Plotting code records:
'''

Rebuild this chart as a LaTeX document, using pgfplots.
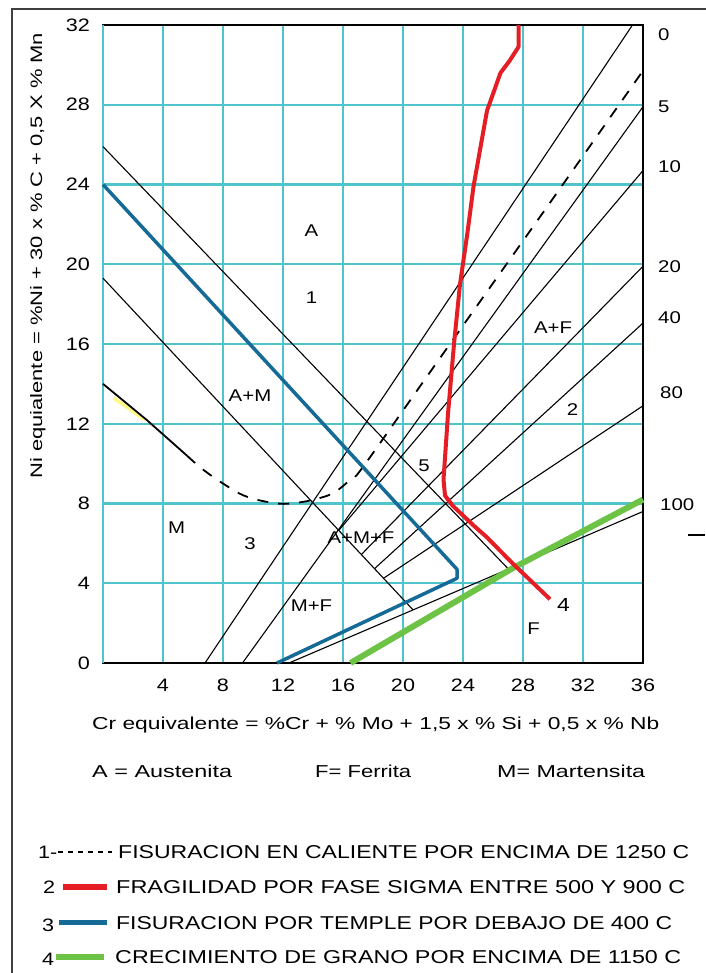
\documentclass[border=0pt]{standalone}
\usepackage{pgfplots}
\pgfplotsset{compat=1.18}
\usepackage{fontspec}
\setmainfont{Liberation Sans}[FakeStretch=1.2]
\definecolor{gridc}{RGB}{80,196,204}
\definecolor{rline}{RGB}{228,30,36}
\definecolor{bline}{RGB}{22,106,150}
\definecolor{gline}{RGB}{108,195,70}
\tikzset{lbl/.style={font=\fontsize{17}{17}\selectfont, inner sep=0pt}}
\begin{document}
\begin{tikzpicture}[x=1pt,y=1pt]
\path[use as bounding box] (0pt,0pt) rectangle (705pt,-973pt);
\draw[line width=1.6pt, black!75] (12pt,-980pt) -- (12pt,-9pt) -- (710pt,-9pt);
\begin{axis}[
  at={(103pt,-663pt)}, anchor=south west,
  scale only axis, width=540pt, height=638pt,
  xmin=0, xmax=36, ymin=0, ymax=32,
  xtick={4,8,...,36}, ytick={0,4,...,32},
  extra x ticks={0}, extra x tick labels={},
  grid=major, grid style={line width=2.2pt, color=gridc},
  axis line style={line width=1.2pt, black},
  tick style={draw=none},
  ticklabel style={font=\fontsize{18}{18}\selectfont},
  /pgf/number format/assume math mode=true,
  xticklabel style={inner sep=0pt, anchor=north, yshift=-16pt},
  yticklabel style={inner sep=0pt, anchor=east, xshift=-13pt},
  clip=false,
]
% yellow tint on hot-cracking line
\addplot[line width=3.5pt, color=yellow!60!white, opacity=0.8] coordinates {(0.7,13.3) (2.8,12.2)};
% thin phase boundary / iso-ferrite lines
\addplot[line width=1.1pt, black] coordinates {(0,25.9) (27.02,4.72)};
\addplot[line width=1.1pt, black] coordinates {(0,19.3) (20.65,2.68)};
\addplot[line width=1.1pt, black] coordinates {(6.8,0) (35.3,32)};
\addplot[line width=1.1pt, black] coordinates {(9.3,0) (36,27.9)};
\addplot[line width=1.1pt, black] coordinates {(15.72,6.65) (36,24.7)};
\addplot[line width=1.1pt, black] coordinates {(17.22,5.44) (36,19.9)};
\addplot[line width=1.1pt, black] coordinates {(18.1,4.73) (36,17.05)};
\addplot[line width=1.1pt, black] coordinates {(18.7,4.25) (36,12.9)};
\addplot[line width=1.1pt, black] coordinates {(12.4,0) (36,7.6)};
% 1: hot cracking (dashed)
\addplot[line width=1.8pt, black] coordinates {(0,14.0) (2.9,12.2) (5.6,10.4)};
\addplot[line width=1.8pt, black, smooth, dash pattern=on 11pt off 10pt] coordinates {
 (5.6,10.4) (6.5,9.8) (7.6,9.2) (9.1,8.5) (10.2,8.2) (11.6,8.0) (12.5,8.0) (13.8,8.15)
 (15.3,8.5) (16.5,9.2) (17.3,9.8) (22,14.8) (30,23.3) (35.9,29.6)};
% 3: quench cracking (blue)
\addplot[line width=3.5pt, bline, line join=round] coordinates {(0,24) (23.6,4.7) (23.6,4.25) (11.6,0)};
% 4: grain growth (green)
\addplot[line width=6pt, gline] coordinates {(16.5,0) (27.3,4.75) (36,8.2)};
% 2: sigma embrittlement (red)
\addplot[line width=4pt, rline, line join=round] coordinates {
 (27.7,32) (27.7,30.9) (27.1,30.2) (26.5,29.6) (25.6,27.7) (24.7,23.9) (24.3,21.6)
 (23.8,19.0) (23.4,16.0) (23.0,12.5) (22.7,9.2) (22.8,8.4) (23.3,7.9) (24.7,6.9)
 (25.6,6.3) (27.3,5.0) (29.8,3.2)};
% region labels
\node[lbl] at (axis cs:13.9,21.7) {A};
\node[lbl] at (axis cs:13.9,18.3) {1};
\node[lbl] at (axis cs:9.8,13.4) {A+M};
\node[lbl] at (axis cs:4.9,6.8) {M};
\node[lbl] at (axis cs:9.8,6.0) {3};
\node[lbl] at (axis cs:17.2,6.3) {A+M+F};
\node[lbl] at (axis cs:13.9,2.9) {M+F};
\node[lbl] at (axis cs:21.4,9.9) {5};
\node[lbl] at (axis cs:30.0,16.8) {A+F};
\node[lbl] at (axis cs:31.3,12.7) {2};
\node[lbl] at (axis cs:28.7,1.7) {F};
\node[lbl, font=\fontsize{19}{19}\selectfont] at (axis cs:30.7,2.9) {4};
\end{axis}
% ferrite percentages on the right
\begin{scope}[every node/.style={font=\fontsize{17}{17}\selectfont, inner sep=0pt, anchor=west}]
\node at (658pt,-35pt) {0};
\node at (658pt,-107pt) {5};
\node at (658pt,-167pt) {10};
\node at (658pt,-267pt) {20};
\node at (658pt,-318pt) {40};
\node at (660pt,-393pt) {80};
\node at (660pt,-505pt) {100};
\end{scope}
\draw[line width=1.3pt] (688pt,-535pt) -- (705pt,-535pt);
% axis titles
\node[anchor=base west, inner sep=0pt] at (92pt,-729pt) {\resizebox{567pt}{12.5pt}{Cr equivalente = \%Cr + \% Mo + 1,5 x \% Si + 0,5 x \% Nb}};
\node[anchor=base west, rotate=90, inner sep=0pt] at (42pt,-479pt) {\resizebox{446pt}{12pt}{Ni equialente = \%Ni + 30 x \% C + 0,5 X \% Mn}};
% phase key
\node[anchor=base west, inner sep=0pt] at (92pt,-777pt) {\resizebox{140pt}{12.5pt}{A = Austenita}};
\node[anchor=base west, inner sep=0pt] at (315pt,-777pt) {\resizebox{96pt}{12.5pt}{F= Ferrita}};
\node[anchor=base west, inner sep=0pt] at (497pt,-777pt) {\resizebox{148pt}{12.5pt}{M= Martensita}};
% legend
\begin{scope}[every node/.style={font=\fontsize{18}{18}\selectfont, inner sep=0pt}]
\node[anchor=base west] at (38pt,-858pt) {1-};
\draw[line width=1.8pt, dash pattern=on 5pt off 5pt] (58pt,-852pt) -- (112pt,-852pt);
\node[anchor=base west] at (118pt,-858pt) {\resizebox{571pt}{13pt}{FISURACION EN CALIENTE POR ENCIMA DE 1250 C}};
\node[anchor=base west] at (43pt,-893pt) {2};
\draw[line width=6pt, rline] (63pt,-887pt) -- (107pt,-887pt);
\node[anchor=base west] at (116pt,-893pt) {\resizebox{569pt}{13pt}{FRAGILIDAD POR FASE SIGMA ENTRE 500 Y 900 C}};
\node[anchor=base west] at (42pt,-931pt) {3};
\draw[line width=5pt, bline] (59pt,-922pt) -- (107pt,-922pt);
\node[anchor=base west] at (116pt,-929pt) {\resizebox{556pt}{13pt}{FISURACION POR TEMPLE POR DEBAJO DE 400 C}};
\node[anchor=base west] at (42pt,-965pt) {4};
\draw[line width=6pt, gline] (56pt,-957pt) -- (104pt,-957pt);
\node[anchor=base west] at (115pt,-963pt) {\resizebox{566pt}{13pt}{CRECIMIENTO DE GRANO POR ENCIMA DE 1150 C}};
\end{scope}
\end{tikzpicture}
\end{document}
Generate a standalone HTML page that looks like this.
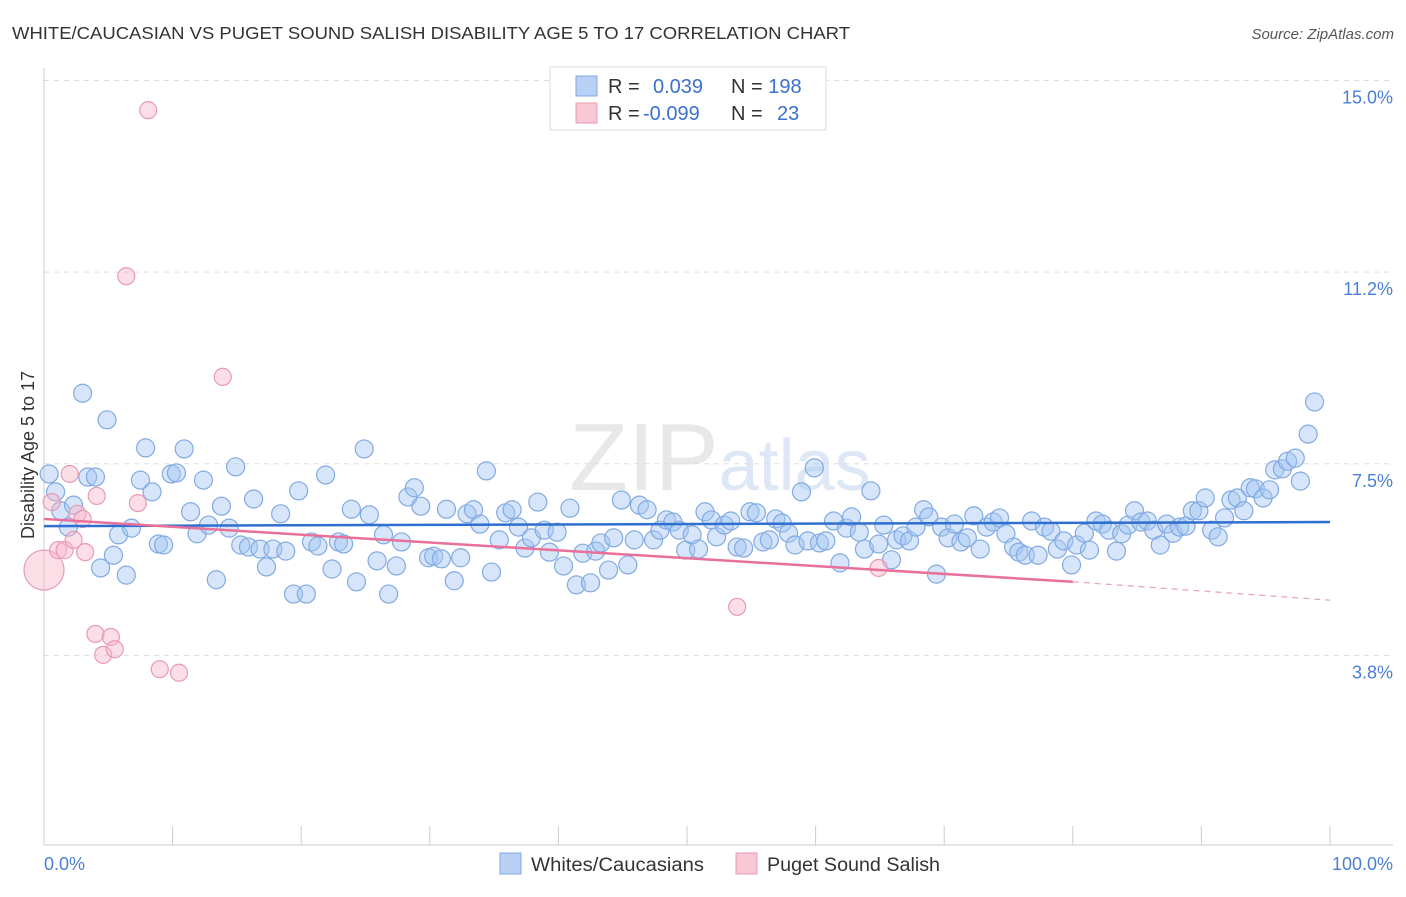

'''

Prompt: Select every line above that contains the word "this", and copy it.

The completed task:
Rebuild this chart as a LaTeX document, using pgfplots.
Generate a standalone HTML page that looks like this.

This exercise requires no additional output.